• [Goal] Repeat the listing word for word. No pictures belong in the copy.

________________________

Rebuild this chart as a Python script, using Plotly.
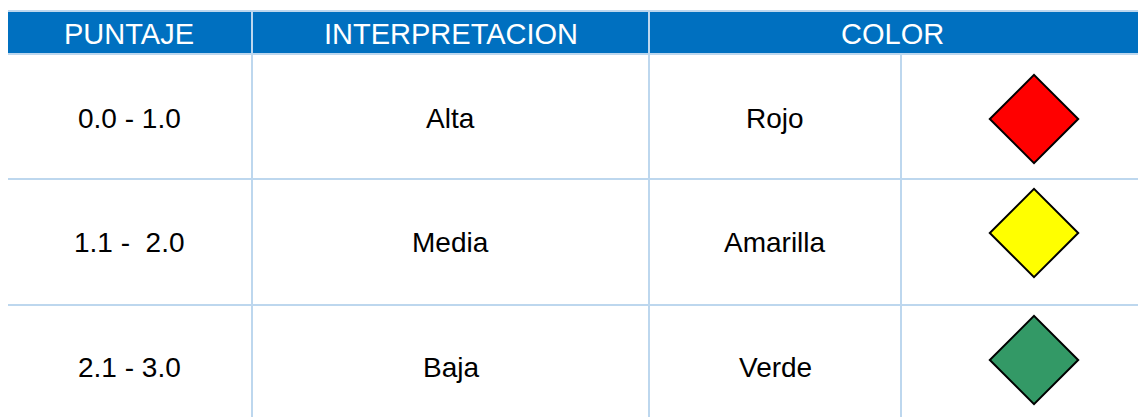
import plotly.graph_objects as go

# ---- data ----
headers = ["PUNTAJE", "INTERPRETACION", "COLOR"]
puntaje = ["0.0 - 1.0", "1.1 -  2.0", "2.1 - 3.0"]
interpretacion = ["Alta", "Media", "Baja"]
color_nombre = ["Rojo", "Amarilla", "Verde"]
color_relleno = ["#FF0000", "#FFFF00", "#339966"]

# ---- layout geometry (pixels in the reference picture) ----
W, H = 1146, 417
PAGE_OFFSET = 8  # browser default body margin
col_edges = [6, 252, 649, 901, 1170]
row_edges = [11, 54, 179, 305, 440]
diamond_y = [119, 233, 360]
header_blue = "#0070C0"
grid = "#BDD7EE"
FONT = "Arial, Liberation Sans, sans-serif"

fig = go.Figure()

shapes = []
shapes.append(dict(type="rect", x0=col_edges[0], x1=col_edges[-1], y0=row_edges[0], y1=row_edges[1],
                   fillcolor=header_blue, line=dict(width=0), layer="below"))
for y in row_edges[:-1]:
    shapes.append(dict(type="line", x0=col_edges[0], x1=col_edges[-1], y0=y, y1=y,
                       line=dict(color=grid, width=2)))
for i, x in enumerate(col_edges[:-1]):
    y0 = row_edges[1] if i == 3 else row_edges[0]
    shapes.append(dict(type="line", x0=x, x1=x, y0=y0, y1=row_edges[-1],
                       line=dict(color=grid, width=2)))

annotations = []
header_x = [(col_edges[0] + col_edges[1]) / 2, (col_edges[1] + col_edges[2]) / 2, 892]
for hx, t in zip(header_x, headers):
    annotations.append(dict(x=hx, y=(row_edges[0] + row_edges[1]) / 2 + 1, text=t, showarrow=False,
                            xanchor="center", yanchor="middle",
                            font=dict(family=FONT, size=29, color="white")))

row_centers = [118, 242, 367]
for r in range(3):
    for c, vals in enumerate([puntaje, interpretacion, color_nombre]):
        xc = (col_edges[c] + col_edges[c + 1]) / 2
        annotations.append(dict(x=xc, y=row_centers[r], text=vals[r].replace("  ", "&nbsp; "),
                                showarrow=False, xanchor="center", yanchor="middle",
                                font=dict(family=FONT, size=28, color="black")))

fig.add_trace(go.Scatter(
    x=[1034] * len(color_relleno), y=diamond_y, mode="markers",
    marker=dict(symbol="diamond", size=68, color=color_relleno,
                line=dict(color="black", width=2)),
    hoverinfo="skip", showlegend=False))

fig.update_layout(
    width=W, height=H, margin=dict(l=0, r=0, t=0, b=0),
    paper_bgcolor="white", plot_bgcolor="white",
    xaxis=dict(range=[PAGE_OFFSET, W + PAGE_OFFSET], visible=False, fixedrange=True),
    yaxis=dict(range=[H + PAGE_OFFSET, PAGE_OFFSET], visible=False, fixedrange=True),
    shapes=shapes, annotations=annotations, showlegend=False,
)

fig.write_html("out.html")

________________________

• [Expected answer]
Rebuild this chart as a Python script, using Plotly.
import plotly.graph_objects as go

# ---- data ----
headers = ["PUNTAJE", "INTERPRETACION", "COLOR"]
puntaje = ["0.0 - 1.0", "1.1 -  2.0", "2.1 - 3.0"]
interpretacion = ["Alta", "Media", "Baja"]
color_nombre = ["Rojo", "Amarilla", "Verde"]
color_relleno = ["#FF0000", "#FFFF00", "#339966"]

# ---- layout geometry (pixels in the reference picture) ----
W, H = 1146, 417
PAGE_OFFSET = 8  # browser default body margin
col_edges = [6, 252, 649, 901, 1170]
row_edges = [11, 54, 179, 305, 440]
diamond_y = [119, 233, 360]
header_blue = "#0070C0"
grid = "#BDD7EE"
FONT = "Arial, Liberation Sans, sans-serif"

fig = go.Figure()

shapes = []
shapes.append(dict(type="rect", x0=col_edges[0], x1=col_edges[-1], y0=row_edges[0], y1=row_edges[1],
                   fillcolor=header_blue, line=dict(width=0), layer="below"))
for y in row_edges[:-1]:
    shapes.append(dict(type="line", x0=col_edges[0], x1=col_edges[-1], y0=y, y1=y,
                       line=dict(color=grid, width=2)))
for i, x in enumerate(col_edges[:-1]):
    y0 = row_edges[1] if i == 3 else row_edges[0]
    shapes.append(dict(type="line", x0=x, x1=x, y0=y0, y1=row_edges[-1],
                       line=dict(color=grid, width=2)))

annotations = []
header_x = [(col_edges[0] + col_edges[1]) / 2, (col_edges[1] + col_edges[2]) / 2, 892]
for hx, t in zip(header_x, headers):
    annotations.append(dict(x=hx, y=(row_edges[0] + row_edges[1]) / 2 + 1, text=t, showarrow=False,
                            xanchor="center", yanchor="middle",
                            font=dict(family=FONT, size=29, color="white")))

row_centers = [118, 242, 367]
for r in range(3):
    for c, vals in enumerate([puntaje, interpretacion, color_nombre]):
        xc = (col_edges[c] + col_edges[c + 1]) / 2
        annotations.append(dict(x=xc, y=row_centers[r], text=vals[r].replace("  ", "&nbsp; "),
                                showarrow=False, xanchor="center", yanchor="middle",
                                font=dict(family=FONT, size=28, color="black")))

fig.add_trace(go.Scatter(
    x=[1034] * len(color_relleno), y=diamond_y, mode="markers",
    marker=dict(symbol="diamond", size=68, color=color_relleno,
                line=dict(color="black", width=2)),
    hoverinfo="skip", showlegend=False))

fig.update_layout(
    width=W, height=H, margin=dict(l=0, r=0, t=0, b=0),
    paper_bgcolor="white", plot_bgcolor="white",
    xaxis=dict(range=[PAGE_OFFSET, W + PAGE_OFFSET], visible=False, fixedrange=True),
    yaxis=dict(range=[H + PAGE_OFFSET, PAGE_OFFSET], visible=False, fixedrange=True),
    shapes=shapes, annotations=annotations, showlegend=False,
)

fig.write_html("out.html")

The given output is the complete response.